“Bir ülkede iyi gitmeyen bir şeyler varsa hele hele o iyi gitmeyen unsurun temelinde o ülke insanının zihniyeti yatıyorsa orada ciddi manada bir eğitim problemi var demektir.
Bugün ülkemizin içinde bulunduğu bu izahı zor ahlaki bozukluğun temelinde, anlaşılmaz bir şekilde tahrif edilmiş, yıpratılmış, özünden uzaklaştırılmış eğitim politikaları yatmaktadır.
İnsanı hayata hazırlayan, ona kişilik kazandıracak olan öğretmenin hatasının telafisi mümkün değildir.
Bir öğretmeni tanımak istiyorsanız öğrencisine, öğrenci hakkında fikir sahibi olmak istiyorsanız öğretmenine bakın
Devrim, adı altında devrilen değerler; çağdaşlık, adı altında çağ dışı evrimler; ahlaksızlığı medeniyet olarak lanse eden medeniyetler; nihayetinde çalan, çırpan, vuran, kıran bir nesil.

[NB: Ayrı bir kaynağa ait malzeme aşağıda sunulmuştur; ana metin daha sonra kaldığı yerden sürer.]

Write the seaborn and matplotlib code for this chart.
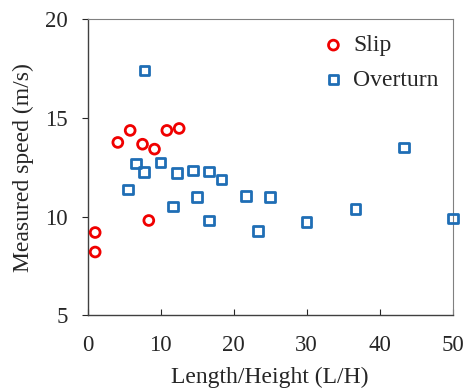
import numpy as np
import pandas as pd
import matplotlib
matplotlib.use("Agg")
import matplotlib.pyplot as plt
import seaborn as sns

# -------------------------------
# Data
# -------------------------------
slip_lh = [1.05, 1.05, 4.15, 5.84, 7.53, 9.17, 8.39, 10.86, 12.55]
slip_speed = [9.19, 8.20, 13.76, 14.37, 13.67, 13.42, 9.80, 14.37, 14.47]

over_lh = [7.80, 5.57, 6.66, 7.76, 9.99, 11.68, 12.23, 14.46, 15.01, 16.65,
           16.65, 18.34, 21.67, 23.31, 25.00, 29.97, 36.68, 43.34, 50.00]
over_speed = [17.40, 11.37, 12.69, 12.25, 12.73, 10.50, 12.20, 12.34, 10.99, 12.29,
              9.80, 11.87, 11.05, 9.26, 11.00, 9.73, 10.38, 13.51, 9.90]

x_ticks = [0, 10, 20, 30, 40, 50]
y_ticks = [5, 10, 15, 20]

df = pd.concat([
    pd.DataFrame({"LH": slip_lh, "Speed": slip_speed, "Mode": "Slip"}),
    pd.DataFrame({"LH": over_lh, "Speed": over_speed, "Mode": "Overturn"}),
], ignore_index=True)

# -------------------------------
# Style
# -------------------------------
sns.set_style("ticks")
plt.rcParams["font.family"] = ["Liberation Serif", "DejaVu Serif"]

COLORS = {"Slip": "#F00000", "Overturn": "#1F6EB5"}
MARKERS = {"Slip": "o", "Overturn": "s"}

fig = plt.figure(figsize=(4.63, 3.89), dpi=100)
ax = fig.add_axes([0.189, 0.190, 0.789, 0.760])

for mode in ["Slip", "Overturn"]:
    sub = df[df["Mode"] == mode]
    sns.scatterplot(
        data=sub, x="LH", y="Speed",
        marker=MARKERS[mode],
        s=50 if mode == "Slip" else 46,
        facecolors="none",
        edgecolors=COLORS[mode],
        linewidth=2.0,
        label=mode,
        clip_on=False,
        zorder=3,
        ax=ax,
    )

ax.set_xlim(0, 50)
ax.set_ylim(5, 20)
ax.set_xticks(x_ticks)
ax.set_yticks(y_ticks)
ax.tick_params(axis="x", direction="in", length=4, labelsize=16.5, pad=14)
ax.tick_params(axis="y", direction="out", length=4, labelsize=16.5, pad=10)

ax.set_xlabel("Length/Height (L/H)", fontsize=17, labelpad=8)
ax.set_ylabel("Measured speed (m/s)", fontsize=17, labelpad=8)

for side in ["left", "bottom"]:
    ax.spines[side].set_color("#404040")
    ax.spines[side].set_linewidth(1.0)
for side in ["top", "right"]:
    ax.spines[side].set_color("#808080")
    ax.spines[side].set_linewidth(0.8)

ax.legend(
    loc="upper right",
    bbox_to_anchor=(1.02, 1.02),
    frameon=False,
    fontsize=17,
    handlelength=1.0,
    handletextpad=0.35,
    labelspacing=0.55,
    borderaxespad=0.5,
)

fig.savefig("out.png", dpi=100)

Milletimizin içinde bulunduğu buhranlar anaforundan çıkması, yok edilen bir neslin yeniden dirilişi, kaybolan asl-i cevherin yeniden dönüşü ancak ve ancak İLİM-İMAN şuurunu beynine, ruhuna, gönlüne, yüreğine, hayatına hâkim kılan ve bu düsturlarla nesil yetiştiren eğitimcilerle mümkündür.”